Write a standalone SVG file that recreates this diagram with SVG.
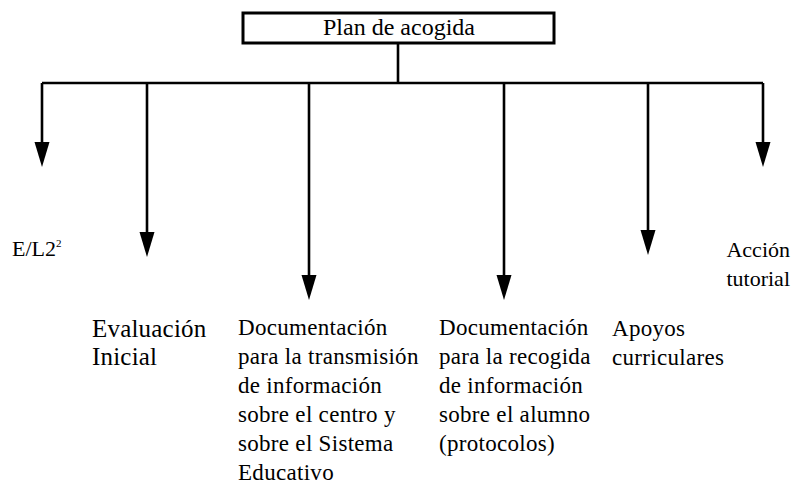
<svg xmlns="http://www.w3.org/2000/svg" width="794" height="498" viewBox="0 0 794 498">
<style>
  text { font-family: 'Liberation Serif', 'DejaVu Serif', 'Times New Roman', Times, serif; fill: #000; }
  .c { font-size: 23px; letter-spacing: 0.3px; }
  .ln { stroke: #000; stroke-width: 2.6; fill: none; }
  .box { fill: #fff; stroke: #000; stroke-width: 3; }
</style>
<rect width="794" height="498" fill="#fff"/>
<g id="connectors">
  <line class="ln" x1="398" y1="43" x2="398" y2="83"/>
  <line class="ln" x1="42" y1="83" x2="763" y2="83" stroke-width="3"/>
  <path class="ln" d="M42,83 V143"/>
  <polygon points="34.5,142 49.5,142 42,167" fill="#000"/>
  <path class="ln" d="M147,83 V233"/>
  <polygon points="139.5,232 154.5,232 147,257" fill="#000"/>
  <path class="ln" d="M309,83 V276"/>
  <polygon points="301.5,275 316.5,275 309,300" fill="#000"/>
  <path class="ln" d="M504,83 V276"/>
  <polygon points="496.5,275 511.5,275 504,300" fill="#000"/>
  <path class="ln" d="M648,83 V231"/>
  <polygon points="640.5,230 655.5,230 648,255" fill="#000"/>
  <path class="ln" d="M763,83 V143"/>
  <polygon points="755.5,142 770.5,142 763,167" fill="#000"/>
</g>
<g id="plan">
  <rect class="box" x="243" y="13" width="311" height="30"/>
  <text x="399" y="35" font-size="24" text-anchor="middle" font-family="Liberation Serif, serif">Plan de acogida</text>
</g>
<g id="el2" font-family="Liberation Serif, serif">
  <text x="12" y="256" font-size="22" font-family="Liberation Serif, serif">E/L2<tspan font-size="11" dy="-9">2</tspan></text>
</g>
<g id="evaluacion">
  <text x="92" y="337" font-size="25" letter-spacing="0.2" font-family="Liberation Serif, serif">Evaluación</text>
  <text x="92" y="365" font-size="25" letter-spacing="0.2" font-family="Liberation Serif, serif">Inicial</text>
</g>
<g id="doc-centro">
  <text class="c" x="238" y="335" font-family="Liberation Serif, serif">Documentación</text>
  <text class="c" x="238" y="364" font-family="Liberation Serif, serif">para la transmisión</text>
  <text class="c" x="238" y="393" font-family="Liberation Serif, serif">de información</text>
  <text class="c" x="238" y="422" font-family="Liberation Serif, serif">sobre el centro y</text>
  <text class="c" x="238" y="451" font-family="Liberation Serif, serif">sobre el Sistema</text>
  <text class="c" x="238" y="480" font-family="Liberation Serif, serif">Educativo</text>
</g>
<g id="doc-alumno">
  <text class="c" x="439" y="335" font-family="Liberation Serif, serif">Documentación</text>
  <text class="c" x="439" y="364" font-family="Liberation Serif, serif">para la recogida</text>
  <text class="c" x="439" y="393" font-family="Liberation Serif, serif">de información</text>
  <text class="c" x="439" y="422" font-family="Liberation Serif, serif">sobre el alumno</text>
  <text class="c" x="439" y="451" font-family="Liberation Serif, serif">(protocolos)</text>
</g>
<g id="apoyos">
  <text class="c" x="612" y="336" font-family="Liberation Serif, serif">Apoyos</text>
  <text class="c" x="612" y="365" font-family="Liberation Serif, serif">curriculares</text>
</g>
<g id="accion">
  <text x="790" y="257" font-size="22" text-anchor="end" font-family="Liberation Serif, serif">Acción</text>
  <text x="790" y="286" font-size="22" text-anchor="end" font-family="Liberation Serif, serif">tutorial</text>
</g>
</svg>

### The task:
Word for word, quote the lines above. Omit the pictures.

### Solution to this task:
Write a standalone SVG file that recreates this diagram with SVG.
<svg xmlns="http://www.w3.org/2000/svg" width="794" height="498" viewBox="0 0 794 498">
<style>
  text { font-family: 'Liberation Serif', 'DejaVu Serif', 'Times New Roman', Times, serif; fill: #000; }
  .c { font-size: 23px; letter-spacing: 0.3px; }
  .ln { stroke: #000; stroke-width: 2.6; fill: none; }
  .box { fill: #fff; stroke: #000; stroke-width: 3; }
</style>
<rect width="794" height="498" fill="#fff"/>
<g id="connectors">
  <line class="ln" x1="398" y1="43" x2="398" y2="83"/>
  <line class="ln" x1="42" y1="83" x2="763" y2="83" stroke-width="3"/>
  <path class="ln" d="M42,83 V143"/>
  <polygon points="34.5,142 49.5,142 42,167" fill="#000"/>
  <path class="ln" d="M147,83 V233"/>
  <polygon points="139.5,232 154.5,232 147,257" fill="#000"/>
  <path class="ln" d="M309,83 V276"/>
  <polygon points="301.5,275 316.5,275 309,300" fill="#000"/>
  <path class="ln" d="M504,83 V276"/>
  <polygon points="496.5,275 511.5,275 504,300" fill="#000"/>
  <path class="ln" d="M648,83 V231"/>
  <polygon points="640.5,230 655.5,230 648,255" fill="#000"/>
  <path class="ln" d="M763,83 V143"/>
  <polygon points="755.5,142 770.5,142 763,167" fill="#000"/>
</g>
<g id="plan">
  <rect class="box" x="243" y="13" width="311" height="30"/>
  <text x="399" y="35" font-size="24" text-anchor="middle" font-family="Liberation Serif, serif">Plan de acogida</text>
</g>
<g id="el2" font-family="Liberation Serif, serif">
  <text x="12" y="256" font-size="22" font-family="Liberation Serif, serif">E/L2<tspan font-size="11" dy="-9">2</tspan></text>
</g>
<g id="evaluacion">
  <text x="92" y="337" font-size="25" letter-spacing="0.2" font-family="Liberation Serif, serif">Evaluación</text>
  <text x="92" y="365" font-size="25" letter-spacing="0.2" font-family="Liberation Serif, serif">Inicial</text>
</g>
<g id="doc-centro">
  <text class="c" x="238" y="335" font-family="Liberation Serif, serif">Documentación</text>
  <text class="c" x="238" y="364" font-family="Liberation Serif, serif">para la transmisión</text>
  <text class="c" x="238" y="393" font-family="Liberation Serif, serif">de información</text>
  <text class="c" x="238" y="422" font-family="Liberation Serif, serif">sobre el centro y</text>
  <text class="c" x="238" y="451" font-family="Liberation Serif, serif">sobre el Sistema</text>
  <text class="c" x="238" y="480" font-family="Liberation Serif, serif">Educativo</text>
</g>
<g id="doc-alumno">
  <text class="c" x="439" y="335" font-family="Liberation Serif, serif">Documentación</text>
  <text class="c" x="439" y="364" font-family="Liberation Serif, serif">para la recogida</text>
  <text class="c" x="439" y="393" font-family="Liberation Serif, serif">de información</text>
  <text class="c" x="439" y="422" font-family="Liberation Serif, serif">sobre el alumno</text>
  <text class="c" x="439" y="451" font-family="Liberation Serif, serif">(protocolos)</text>
</g>
<g id="apoyos">
  <text class="c" x="612" y="336" font-family="Liberation Serif, serif">Apoyos</text>
  <text class="c" x="612" y="365" font-family="Liberation Serif, serif">curriculares</text>
</g>
<g id="accion">
  <text x="790" y="257" font-size="22" text-anchor="end" font-family="Liberation Serif, serif">Acción</text>
  <text x="790" y="286" font-size="22" text-anchor="end" font-family="Liberation Serif, serif">tutorial</text>
</g>
</svg>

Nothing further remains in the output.